While it may appear to be the ace in the hole, the reality of pellagra is a bit different. The onset of pellagra requires about four to five years to become fatal. Since the bulk of the prisoners were taken in 1918 and released in 1920, a two year window at best, it is difficult to understand the process of food being the determinant. It would appear as though those who died of pellagra had already contracted the illness at least two or more years prior to captivity. This would not have been recognised by the British authorities who fed the Ottoman POWs the same rations their own troops received. There is no doubt that this was a dreadful diet which most people would find difficult to consume at the best of times. However, since the Ottoman POWs were afflicted with pellagra as a pre-existing illness and related to their pre-enlistment and service diet, it is disingenuous to lay the blame upon the Imperial authorities because they happened to be the last link in a chain. This was a fault of the Ottoman Government for failing to distribute a public health message regarding niacin deficiency to the general Ottoman population and thus prevent it in the home. It was a failure of the Ottoman armies to ignore the problem and provide a diet that was impoverished in niacin. The British authorities were the last link who also failed to do anything.
On this charge, there was nothing deliberate but a chain of neglect that originated in the various households of the Ottoman POWs prior to the war.
As for the differentiation in treatment between the Ottoman POWs and the Germans and Austrians as highlighted by the differential in death rates of pellagra, this may also be dismissed for similar reasons. The lower death rates of the Germans and Austrians had less to do with British teatment differentials and more to do with the pre war diet of the POWs.
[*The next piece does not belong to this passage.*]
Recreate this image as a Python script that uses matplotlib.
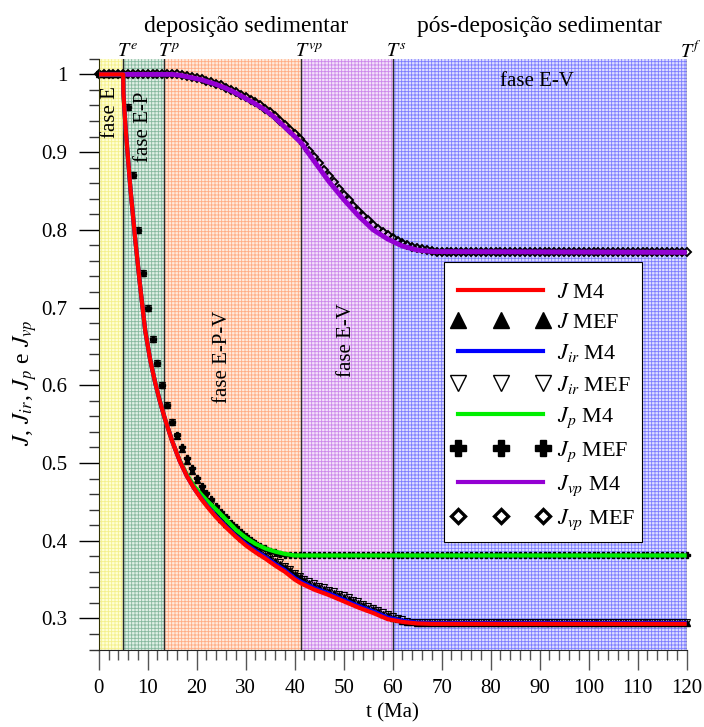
import numpy as np
import matplotlib
matplotlib.use("Agg")
import matplotlib.pyplot as plt
import matplotlib.transforms as mtransforms
from matplotlib.lines import Line2D
from matplotlib.patches import Rectangle
from matplotlib.ticker import MultipleLocator, FuncFormatter

plt.rcParams["font.family"] = ["Liberation Serif", "DejaVu Serif"]
plt.rcParams["mathtext.fontset"] = "stix"
plt.rcParams["hatch.linewidth"] = 0.6

# ---------------- data ----------------
# phase boundaries (Ma)
phase_bounds = [0.0, 5.0, 13.4, 41.3, 60.0, 120.0]
phase_names = ["fase E", "fase E-P", "fase E-P-V", "fase E-V"]
marker_names = [r"$T^{e}$", r"$T^{p}$", r"$T^{vp}$", r"$T^{s}$", r"$T^{f}$"]

# M4 solutions
t_m4 = [0.0, 5.0, 5.05, 5.5, 6.5, 7.5, 8.5, 9.5, 10.5, 11.5, 12.5, 13.5, 15.0,
        16.5, 18.0, 19.5, 21.0, 22.5, 24.0, 26.0, 28.0, 30.0, 32.0, 34.0, 36.0,
        38.0, 40.0, 41.3, 44.0, 47.0, 50.0, 53.0, 56.0, 59.0, 62.0, 65.0, 68.0,
        120.0]
J_m4 = [1.0, 1.0, 0.975, 0.93, 0.851, 0.785, 0.725, 0.670, 0.633, 0.604, 0.579,
        0.557, 0.528, 0.503, 0.483, 0.467, 0.453, 0.441, 0.430, 0.417, 0.405,
        0.394, 0.385, 0.377, 0.368, 0.360, 0.350, 0.345, 0.337, 0.330, 0.322,
        0.314, 0.307, 0.299, 0.2955, 0.2935, 0.293, 0.293]
Jir_m4 = [1.0, 1.0, 0.975, 0.93, 0.851, 0.785, 0.725, 0.670, 0.633, 0.604, 0.579,
          0.557, 0.528, 0.503, 0.483, 0.467, 0.454, 0.442, 0.431, 0.418, 0.406,
          0.396, 0.387, 0.379, 0.370, 0.362, 0.352, 0.347, 0.339, 0.332, 0.324,
          0.316, 0.309, 0.301, 0.297, 0.2945, 0.294, 0.294]
Jp_m4 = [1.0, 1.0, 0.975, 0.93, 0.851, 0.785, 0.725, 0.670, 0.633, 0.604, 0.579,
         0.557, 0.528, 0.504, 0.485, 0.470, 0.459, 0.449, 0.440, 0.427, 0.414,
         0.404, 0.396, 0.390, 0.386, 0.383, 0.381, 0.381, 0.381, 0.381, 0.381,
         0.381, 0.381, 0.381, 0.381, 0.381, 0.381, 0.381]
Jvp_m4 = [1.0, 1.0, 1.0, 1.0, 1.0, 1.0, 1.0, 1.0, 1.0, 1.0, 1.0, 1.0, 1.0,
          0.999, 0.997, 0.995, 0.993, 0.990, 0.987, 0.982, 0.976, 0.969, 0.962,
          0.954, 0.944, 0.932, 0.920, 0.912, 0.888, 0.862, 0.839, 0.818, 0.800,
          0.788, 0.779, 0.774, 0.772, 0.771]

# MEF solutions, one value per Ma
t_mef = np.arange(0, 121, 1.0)
J_mef = ([1.0] * 6 +
         [0.958, 0.870, 0.800, 0.745, 0.700, 0.660, 0.628, 0.600, 0.575, 0.553,
          0.535, 0.518, 0.503, 0.490, 0.478, 0.466, 0.455, 0.445, 0.436, 0.428,
          0.421,
          0.416, 0.410, 0.404, 0.399, 0.394, 0.390, 0.386, 0.382, 0.378, 0.374,
          0.370, 0.366, 0.362, 0.357, 0.353, 0.349, 0.346, 0.343, 0.340, 0.338,
          0.335, 0.333, 0.330, 0.328, 0.325, 0.322, 0.320, 0.317, 0.314, 0.312,
          0.309, 0.306, 0.304, 0.301, 0.299, 0.297, 0.296, 0.295] +
         [0.294] * 56)
Jir_mef = ([1.0] * 6 +
           [0.958, 0.870, 0.800, 0.745, 0.700, 0.660, 0.628, 0.600, 0.575, 0.553,
            0.535, 0.518, 0.503, 0.490, 0.478, 0.467, 0.457, 0.447, 0.438, 0.430,
            0.423,
            0.418, 0.412, 0.406, 0.401, 0.396, 0.392, 0.388, 0.384, 0.380, 0.376,
            0.372, 0.368, 0.364, 0.359, 0.355, 0.351, 0.348, 0.345, 0.342, 0.340,
            0.337, 0.335, 0.332, 0.330, 0.327, 0.324, 0.322, 0.319, 0.316, 0.314,
            0.311, 0.308, 0.306, 0.303, 0.301, 0.299, 0.297, 0.296] +
           [0.295] * 56)
Jp_mef = ([1.0] * 6 +
          [0.958, 0.870, 0.800, 0.745, 0.700, 0.660, 0.628, 0.600, 0.575, 0.553,
           0.536, 0.520, 0.506, 0.493, 0.481, 0.470,
           0.461, 0.453, 0.445, 0.437, 0.430, 0.423, 0.417, 0.411, 0.406, 0.401,
           0.397, 0.393, 0.390, 0.387, 0.385, 0.383] +
          [0.381] * 83)
Jvp_mef = ([1.0] * 17 +
           [0.999, 0.998, 0.997, 0.995, 0.994, 0.992, 0.990, 0.988, 0.986, 0.983,
            0.980, 0.977, 0.974, 0.971, 0.967, 0.964, 0.960, 0.956, 0.951, 0.946,
            0.940, 0.935, 0.929, 0.923, 0.917, 0.910, 0.902, 0.894, 0.886, 0.877,
            0.869, 0.861, 0.853, 0.845, 0.838, 0.831, 0.824, 0.818, 0.812, 0.806,
            0.801, 0.797, 0.793, 0.789, 0.786, 0.783, 0.780, 0.778, 0.776, 0.775,
            0.774, 0.773, 0.772] +
           [0.772] * 51)

# ---------------- figure ----------------
fig = plt.figure(figsize=(7.04, 7.27), dpi=100)
ax = fig.add_axes([0.1402, 0.1066, 0.8352, 0.8125])
ax.set_xlim(0, 120)
ax.set_ylim(0.26, 1.02)

# textured phase bands
face_cols = ["#ffffd4", "#e0f0e6", "#ffeadc", "#f3e0fa", "#dedeff"]
hatch_cols = ["#f4f08c", "#86b89e", "#ffac84", "#cc88ea", "#7c7cff"]
for k in range(5):
    ax.axvspan(phase_bounds[k], phase_bounds[k + 1], facecolor=face_cols[k],
               edgecolor=hatch_cols[k], hatch="+++++", lw=0, zorder=0)
for xb in phase_bounds[1:]:
    ax.axvline(xb, color="#2a2a2a", lw=1.0, zorder=1)

# phase labels
ax.text(2.5, 0.951, phase_names[0], rotation=90, ha="center", va="center", fontsize=15)
ax.text(9.2, 0.933, phase_names[1], rotation=90, ha="center", va="center", fontsize=15)
ax.text(25.2, 0.636, phase_names[2], rotation=90, ha="center", va="center", fontsize=15)
ax.text(50.65, 0.658, phase_names[3], rotation=90, ha="center", va="center", fontsize=15)
ax.text(89.5, 0.991, phase_names[3], ha="center", va="center", fontsize=15)

# time markers above the plot
xt = ax.get_xaxis_transform()
for xb, name in zip(phase_bounds[1:], marker_names):
    tr = mtransforms.offset_copy(xt, fig=fig, x=-4.5, y=0, units="points")
    ax.text(xb, 1.003, name, transform=tr, ha="left", va="baseline", fontsize=14.5)

ax.text(30, 1.046, "deposição sedimentar", transform=xt, ha="center",
        va="baseline", fontsize=17)
ax.text(90, 1.046, "pós-deposição sedimentar", transform=xt, ha="center",
        va="baseline", fontsize=17)

# MEF markers
ms = 4.5
ax.plot(t_mef, Jvp_mef, ls="none", marker="D", ms=ms * 0.85, mfc="none", mec="k",
        mew=1.4, zorder=2, clip_on=False)
ax.plot(t_mef, Jp_mef, ls="none", marker="P", ms=ms, color="k", zorder=2, clip_on=False)
ax.plot(t_mef, Jir_mef, ls="none", marker="v", ms=ms, mfc="none", mec="k",
        mew=0.8, zorder=2, clip_on=False)
ax.plot(t_mef, J_mef, ls="none", marker="^", ms=ms, color="k", zorder=2, clip_on=False)

# M4 lines
lw = 3.0
ax.plot(t_m4, Jvp_m4, color="#9400d3", lw=lw + 0.5, zorder=3, solid_capstyle="butt")
ax.plot(t_m4, Jp_m4, color="#00ee00", lw=lw, zorder=4, solid_capstyle="butt")
ax.plot(t_m4, Jir_m4, color="#0000ff", lw=lw, zorder=5, solid_capstyle="butt")
ax.plot(t_m4, J_m4, color="#ff0000", lw=lw, zorder=6, solid_capstyle="butt")

# axes styling
for side in ["top", "right"]:
    ax.spines[side].set_visible(False)
ax.spines["left"].set_color("#333300")
ax.spines["bottom"].set_color("#222222")
ax.xaxis.set_major_locator(MultipleLocator(10))
ax.xaxis.set_minor_locator(MultipleLocator(2))
ax.yaxis.set_major_locator(MultipleLocator(0.1))
ax.yaxis.set_minor_locator(MultipleLocator(0.02))
ax.yaxis.set_major_formatter(FuncFormatter(lambda v, p: f"{v:g}"))
ax.tick_params(axis="both", which="major", direction="out", length=14.5,
               width=1.0, labelsize=15)
ax.tick_params(axis="both", which="minor", direction="out", length=7, width=1.0)
ax.tick_params(axis="x", which="both", colors="#555555", labelcolor="black", pad=7)
ax.tick_params(axis="y", which="major", colors="black", pad=8)
ax.tick_params(axis="y", which="minor", colors="#333333")

ax.set_xlabel("t (Ma)", fontsize=15, labelpad=3.5)
fig.text(25 / 704, 1 - 383 / 727, r"$J$, $J_{ir}$, $J_p$ e $J_{vp}$", rotation=90,
         ha="center", va="center", fontsize=17)

# legend: white box plus frameless legend
ax.add_patch(Rectangle((0.5872, 0.1815), 0.9245 - 0.5872, 0.6555 - 0.1815,
                       transform=ax.transAxes, facecolor="white", edgecolor="black",
                       lw=0.8, zorder=9))
handles = [
    Line2D([], [], color="#ff0000", lw=lw),
    Line2D([], [], ls="none", marker="^", ms=11, color="k"),
    Line2D([], [], color="#0000ff", lw=lw),
    Line2D([], [], ls="none", marker="v", ms=11, mfc="none", mec="k", mew=1.0),
    Line2D([], [], color="#00ee00", lw=lw),
    Line2D([], [], ls="none", marker="P", ms=11, color="k"),
    Line2D([], [], color="#9400d3", lw=lw),
    Line2D([], [], ls="none", marker="D", ms=7.5, mfc="none", mec="k", mew=2.4),
]
labels = [r"$J$ M4", r"$J$ MEF", r"$J_{ir}$ M4", r"$J_{ir}$ MEF",
          r"$J_p$ M4", r"$J_p$ MEF", r"$J_{vp}$ M4", r"$J_{vp}$ MEF"]
leg = ax.legend(handles, labels, loc="upper left", bbox_to_anchor=(0.6003, 0.6221),
                borderaxespad=0, borderpad=0, numpoints=3, handlelength=4.4,
                handletextpad=0.35, labelspacing=0.43, fontsize=16, frameon=False)
leg.set_zorder(10)

fig.savefig("out.png", dpi=100)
The only conclusion that may be reached is that both the Germans and Austrians had diets rich in niacin prior to military service and thus were able to survive the rigours of the POW camp existence far better than the Ottoman POWs.
So superficially, it would appear Yanıkdağ may have an issue but when examined under the cold hard facts, Yanıkdağ's thesis says more about the appalling Ottoman public health program prior to the war than the treatment of Ottoman POWs in British camps.